饭桌上,他绝口不提我的“病”,只是大谈特谈他工作中的趣事,吐槽他那个“龟毛”的上司,或者炫耀他又解决了什么技术难题。
偶尔他也会私下给许星朗发消息,内容通常是:“她今天状态咋样?需要我过去当个沙包让她锤两下出出气不?”
许星朗总会哭笑不得地转述给我听。
这种独属于我们兄妹之间的、有点欠揍的关怀,总能让我忍不住笑出来,心头一暖。
姜昂也给我发过几次消息,大概意思就是说,他也算是我哥,有委屈,记得告诉他。
没有委屈,单纯想发泄情绪,也可以告诉他,他随时恭候。
流水一样的补品像不要钱似地往我和许星朗这里寄,姜昂大概也没想到,我跟他说的第一句话,不是求助也不是约饭,而是,“别寄了,真的吃不完了。”

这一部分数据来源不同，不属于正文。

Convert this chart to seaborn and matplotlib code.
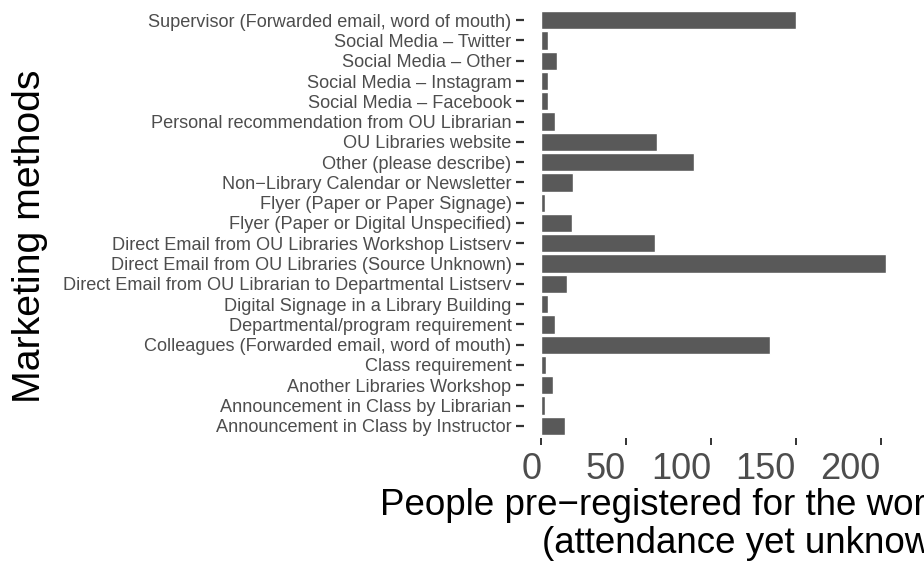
import numpy as np
import pandas as pd
import matplotlib
matplotlib.use("Agg")
import matplotlib.pyplot as plt
import seaborn as sns

# marketing methods, top to bottom as shown
methods = [
    "Supervisor (Forwarded email, word of mouth)",
    "Social Media \u2013 Twitter",
    "Social Media \u2013 Other",
    "Social Media \u2013 Instagram",
    "Social Media \u2013 Facebook",
    "Personal recommendation from OU Librarian",
    "OU Libraries website",
    "Other (please describe)",
    "Non\u2212Library Calendar or Newsletter",
    "Flyer (Paper or Paper Signage)",
    "Flyer (Paper or Digital Unspecified)",
    "Direct Email from OU Libraries Workshop Listserv",
    "Direct Email from OU Libraries (Source Unknown)",
    "Direct Email from OU Librarian to Departmental Listserv",
    "Digital Signage in a Library Building",
    "Departmental/program requirement",
    "Colleagues (Forwarded email, word of mouth)",
    "Class requirement",
    "Another Libraries Workshop",
    "Announcement in Class by Librarian",
    "Announcement in Class by Instructor",
]
people = [150, 4, 9, 4, 4, 8, 68, 90, 19, 2, 18, 67, 203, 15, 4, 8, 135, 3, 7, 2, 14]
x_ticks = [0, 50, 100, 150, 200]

df = pd.DataFrame({"method": methods, "people": people})

sns.set_style("white")
plt.rcParams["font.family"] = ["Liberation Sans", "DejaVu Sans"]

fig = plt.figure(figsize=(9.24, 5.66), dpi=100)
W, H = 924, 566
ax = fig.add_axes([524 / W, 1 - 438 / H, (903 - 524) / W, (438 - 8) / H])

sns.barplot(data=df, x="people", y="method", order=methods, orient="h",
            color="#595959", saturation=1, width=0.9, ax=ax)

ax.set_xlim(-10.15, 213.15)
ax.set_ylim(len(methods) - 0.4, -0.6)
ax.set_xticks(x_ticks)
ax.set_xticklabels([str(t) for t in x_ticks], ha="right")
for s in ax.spines.values():
    s.set_visible(False)

ax.tick_params(axis="y", left=True, length=6, width=1.6, color="#333333", pad=3,
               labelsize=13.1, labelcolor="#4d4d4d")
ax.tick_params(axis="x", bottom=True, length=5, width=1.4, color="#333333", pad=5,
               labelsize=26, labelcolor="#4d4d4d")

ax.set_xlabel("")
ax.set_ylabel("Marketing methods", fontsize=28.3, color="black")
ax.yaxis.set_label_coords(-1.255, 0.47)

# the axis title runs off the right edge of the image
fig.text(380 / W, 1 - 515 / H, "People pre\u2212registered for the workshop",
         fontsize=26.5, color="black", ha="left", va="baseline")
fig.text(542 / W, 1 - 553 / H, "(attendance yet unknown)",
         fontsize=26.5, color="black", ha="left", va="baseline")

fig.savefig("out.png", dpi=100)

那天之后,我收到的快递确实少了很多,但一些基础的营养品,依旧会被定时送过来。
姜昂说,那是他的底线。
万医生人也很好,总是能精准地抓到我介意的点,对症下药。
她比我大了一岁,熟悉了一些后,便让我叫她的乳名,阿福。
万幸,阿福,真的是一对很有爱的名字。
治疗的路比我想象中漫长,但我能理解。
毕竟那些噩梦不会一夜消失,伤口不会瞬间愈合。
可我不再是一个人沉在冰冷的海底。
我有妈妈每天精心的投喂,有哥哥随时在线的陪伴,有袁阿姨的关怀,有许星朗始终如一的坚定和从不缺席的耐心,还有姜昂作为义兄的兜底。
他们的爱像一张细密而温暖的网,稳稳地托住了我,让我在下坠时有了缓冲,在恐慌时有了依靠。
走出心灵阴霾的那条路,似乎就没那么难走了。